--- START Available data ---
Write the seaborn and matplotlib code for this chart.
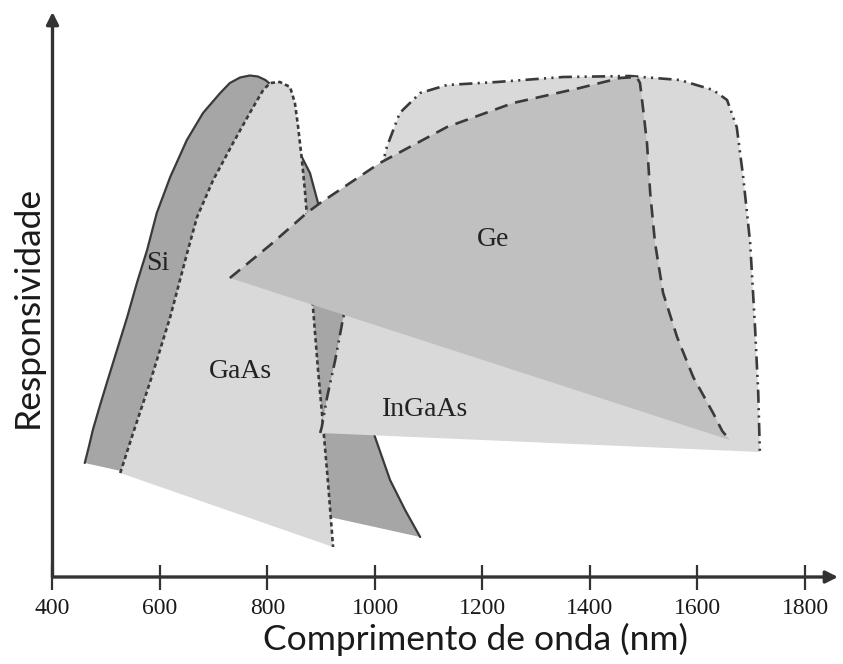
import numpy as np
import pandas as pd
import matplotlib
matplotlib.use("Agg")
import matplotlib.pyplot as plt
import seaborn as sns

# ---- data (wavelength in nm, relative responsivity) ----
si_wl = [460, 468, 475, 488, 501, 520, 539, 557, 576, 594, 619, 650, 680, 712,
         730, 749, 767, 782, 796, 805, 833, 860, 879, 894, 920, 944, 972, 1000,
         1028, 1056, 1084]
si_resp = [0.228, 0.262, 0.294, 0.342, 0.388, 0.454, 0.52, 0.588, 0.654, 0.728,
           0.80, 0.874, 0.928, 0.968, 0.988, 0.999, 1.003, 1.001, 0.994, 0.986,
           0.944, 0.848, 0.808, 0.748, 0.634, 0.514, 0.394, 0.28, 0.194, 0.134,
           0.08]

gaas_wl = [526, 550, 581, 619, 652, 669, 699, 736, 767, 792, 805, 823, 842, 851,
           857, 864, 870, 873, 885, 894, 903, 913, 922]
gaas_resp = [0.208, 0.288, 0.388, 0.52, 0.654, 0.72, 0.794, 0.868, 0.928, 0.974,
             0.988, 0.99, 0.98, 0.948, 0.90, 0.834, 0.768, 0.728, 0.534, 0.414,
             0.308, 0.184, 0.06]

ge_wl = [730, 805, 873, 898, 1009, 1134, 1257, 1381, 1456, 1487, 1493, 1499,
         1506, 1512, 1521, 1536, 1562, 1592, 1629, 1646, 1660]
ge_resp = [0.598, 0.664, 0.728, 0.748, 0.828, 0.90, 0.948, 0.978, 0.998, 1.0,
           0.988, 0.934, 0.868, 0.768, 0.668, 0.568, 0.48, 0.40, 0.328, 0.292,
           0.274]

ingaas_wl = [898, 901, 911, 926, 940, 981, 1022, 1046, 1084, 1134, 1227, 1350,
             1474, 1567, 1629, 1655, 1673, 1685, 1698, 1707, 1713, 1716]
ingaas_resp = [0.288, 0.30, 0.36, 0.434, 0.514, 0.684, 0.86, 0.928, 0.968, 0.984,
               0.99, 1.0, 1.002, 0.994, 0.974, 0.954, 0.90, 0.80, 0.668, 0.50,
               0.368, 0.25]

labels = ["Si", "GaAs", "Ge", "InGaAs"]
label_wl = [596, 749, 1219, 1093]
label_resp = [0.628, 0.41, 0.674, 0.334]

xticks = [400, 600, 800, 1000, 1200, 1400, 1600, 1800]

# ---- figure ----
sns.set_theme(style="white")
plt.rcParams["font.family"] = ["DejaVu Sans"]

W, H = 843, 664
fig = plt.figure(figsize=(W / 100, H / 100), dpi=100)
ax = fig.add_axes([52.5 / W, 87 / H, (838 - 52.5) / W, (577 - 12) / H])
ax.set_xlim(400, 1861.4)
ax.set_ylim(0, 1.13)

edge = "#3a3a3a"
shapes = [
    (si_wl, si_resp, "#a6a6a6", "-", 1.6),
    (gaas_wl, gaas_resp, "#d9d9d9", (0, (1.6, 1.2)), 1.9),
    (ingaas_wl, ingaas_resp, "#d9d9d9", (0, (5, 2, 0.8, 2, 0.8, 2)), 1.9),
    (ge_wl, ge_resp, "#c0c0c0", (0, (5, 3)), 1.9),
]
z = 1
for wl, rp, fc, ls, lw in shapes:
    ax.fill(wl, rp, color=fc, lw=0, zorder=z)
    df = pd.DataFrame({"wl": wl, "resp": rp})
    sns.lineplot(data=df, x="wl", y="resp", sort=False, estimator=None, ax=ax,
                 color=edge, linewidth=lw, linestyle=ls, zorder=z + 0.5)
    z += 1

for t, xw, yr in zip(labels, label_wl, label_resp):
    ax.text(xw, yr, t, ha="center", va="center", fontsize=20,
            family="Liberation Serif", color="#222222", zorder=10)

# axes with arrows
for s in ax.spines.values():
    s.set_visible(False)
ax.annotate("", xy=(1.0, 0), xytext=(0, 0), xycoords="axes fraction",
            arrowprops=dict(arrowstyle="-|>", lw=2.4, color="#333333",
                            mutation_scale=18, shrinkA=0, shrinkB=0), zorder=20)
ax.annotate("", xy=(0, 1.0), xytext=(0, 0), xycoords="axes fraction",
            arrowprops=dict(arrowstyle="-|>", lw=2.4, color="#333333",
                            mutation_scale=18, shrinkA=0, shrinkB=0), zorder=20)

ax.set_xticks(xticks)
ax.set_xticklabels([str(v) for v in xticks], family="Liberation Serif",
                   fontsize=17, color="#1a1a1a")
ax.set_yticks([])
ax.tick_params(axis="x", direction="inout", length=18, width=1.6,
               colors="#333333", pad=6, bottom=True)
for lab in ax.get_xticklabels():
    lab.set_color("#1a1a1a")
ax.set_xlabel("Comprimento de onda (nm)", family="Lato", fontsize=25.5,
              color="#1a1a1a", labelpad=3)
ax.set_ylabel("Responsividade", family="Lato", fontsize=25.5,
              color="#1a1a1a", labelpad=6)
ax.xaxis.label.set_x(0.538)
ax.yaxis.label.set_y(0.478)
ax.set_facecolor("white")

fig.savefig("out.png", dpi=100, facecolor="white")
--- END Available data ---
Reproduce the listing exactly. Leave its pictures out.

Write the seaborn and matplotlib code for this chart.
import numpy as np
import pandas as pd
import matplotlib
matplotlib.use("Agg")
import matplotlib.pyplot as plt
import seaborn as sns

# ---- data (wavelength in nm, relative responsivity) ----
si_wl = [460, 468, 475, 488, 501, 520, 539, 557, 576, 594, 619, 650, 680, 712,
         730, 749, 767, 782, 796, 805, 833, 860, 879, 894, 920, 944, 972, 1000,
         1028, 1056, 1084]
si_resp = [0.228, 0.262, 0.294, 0.342, 0.388, 0.454, 0.52, 0.588, 0.654, 0.728,
           0.80, 0.874, 0.928, 0.968, 0.988, 0.999, 1.003, 1.001, 0.994, 0.986,
           0.944, 0.848, 0.808, 0.748, 0.634, 0.514, 0.394, 0.28, 0.194, 0.134,
           0.08]

gaas_wl = [526, 550, 581, 619, 652, 669, 699, 736, 767, 792, 805, 823, 842, 851,
           857, 864, 870, 873, 885, 894, 903, 913, 922]
gaas_resp = [0.208, 0.288, 0.388, 0.52, 0.654, 0.72, 0.794, 0.868, 0.928, 0.974,
             0.988, 0.99, 0.98, 0.948, 0.90, 0.834, 0.768, 0.728, 0.534, 0.414,
             0.308, 0.184, 0.06]

ge_wl = [730, 805, 873, 898, 1009, 1134, 1257, 1381, 1456, 1487, 1493, 1499,
         1506, 1512, 1521, 1536, 1562, 1592, 1629, 1646, 1660]
ge_resp = [0.598, 0.664, 0.728, 0.748, 0.828, 0.90, 0.948, 0.978, 0.998, 1.0,
           0.988, 0.934, 0.868, 0.768, 0.668, 0.568, 0.48, 0.40, 0.328, 0.292,
           0.274]

ingaas_wl = [898, 901, 911, 926, 940, 981, 1022, 1046, 1084, 1134, 1227, 1350,
             1474, 1567, 1629, 1655, 1673, 1685, 1698, 1707, 1713, 1716]
ingaas_resp = [0.288, 0.30, 0.36, 0.434, 0.514, 0.684, 0.86, 0.928, 0.968, 0.984,
               0.99, 1.0, 1.002, 0.994, 0.974, 0.954, 0.90, 0.80, 0.668, 0.50,
               0.368, 0.25]

labels = ["Si", "GaAs", "Ge", "InGaAs"]
label_wl = [596, 749, 1219, 1093]
label_resp = [0.628, 0.41, 0.674, 0.334]

xticks = [400, 600, 800, 1000, 1200, 1400, 1600, 1800]

# ---- figure ----
sns.set_theme(style="white")
plt.rcParams["font.family"] = ["DejaVu Sans"]

W, H = 843, 664
fig = plt.figure(figsize=(W / 100, H / 100), dpi=100)
ax = fig.add_axes([52.5 / W, 87 / H, (838 - 52.5) / W, (577 - 12) / H])
ax.set_xlim(400, 1861.4)
ax.set_ylim(0, 1.13)

edge = "#3a3a3a"
shapes = [
    (si_wl, si_resp, "#a6a6a6", "-", 1.6),
    (gaas_wl, gaas_resp, "#d9d9d9", (0, (1.6, 1.2)), 1.9),
    (ingaas_wl, ingaas_resp, "#d9d9d9", (0, (5, 2, 0.8, 2, 0.8, 2)), 1.9),
    (ge_wl, ge_resp, "#c0c0c0", (0, (5, 3)), 1.9),
]
z = 1
for wl, rp, fc, ls, lw in shapes:
    ax.fill(wl, rp, color=fc, lw=0, zorder=z)
    df = pd.DataFrame({"wl": wl, "resp": rp})
    sns.lineplot(data=df, x="wl", y="resp", sort=False, estimator=None, ax=ax,
                 color=edge, linewidth=lw, linestyle=ls, zorder=z + 0.5)
    z += 1

for t, xw, yr in zip(labels, label_wl, label_resp):
    ax.text(xw, yr, t, ha="center", va="center", fontsize=20,
            family="Liberation Serif", color="#222222", zorder=10)

# axes with arrows
for s in ax.spines.values():
    s.set_visible(False)
ax.annotate("", xy=(1.0, 0), xytext=(0, 0), xycoords="axes fraction",
            arrowprops=dict(arrowstyle="-|>", lw=2.4, color="#333333",
                            mutation_scale=18, shrinkA=0, shrinkB=0), zorder=20)
ax.annotate("", xy=(0, 1.0), xytext=(0, 0), xycoords="axes fraction",
            arrowprops=dict(arrowstyle="-|>", lw=2.4, color="#333333",
                            mutation_scale=18, shrinkA=0, shrinkB=0), zorder=20)

ax.set_xticks(xticks)
ax.set_xticklabels([str(v) for v in xticks], family="Liberation Serif",
                   fontsize=17, color="#1a1a1a")
ax.set_yticks([])
ax.tick_params(axis="x", direction="inout", length=18, width=1.6,
               colors="#333333", pad=6, bottom=True)
for lab in ax.get_xticklabels():
    lab.set_color("#1a1a1a")
ax.set_xlabel("Comprimento de onda (nm)", family="Lato", fontsize=25.5,
              color="#1a1a1a", labelpad=3)
ax.set_ylabel("Responsividade", family="Lato", fontsize=25.5,
              color="#1a1a1a", labelpad=6)
ax.xaxis.label.set_x(0.538)
ax.yaxis.label.set_y(0.478)
ax.set_facecolor("white")

fig.savefig("out.png", dpi=100, facecolor="white")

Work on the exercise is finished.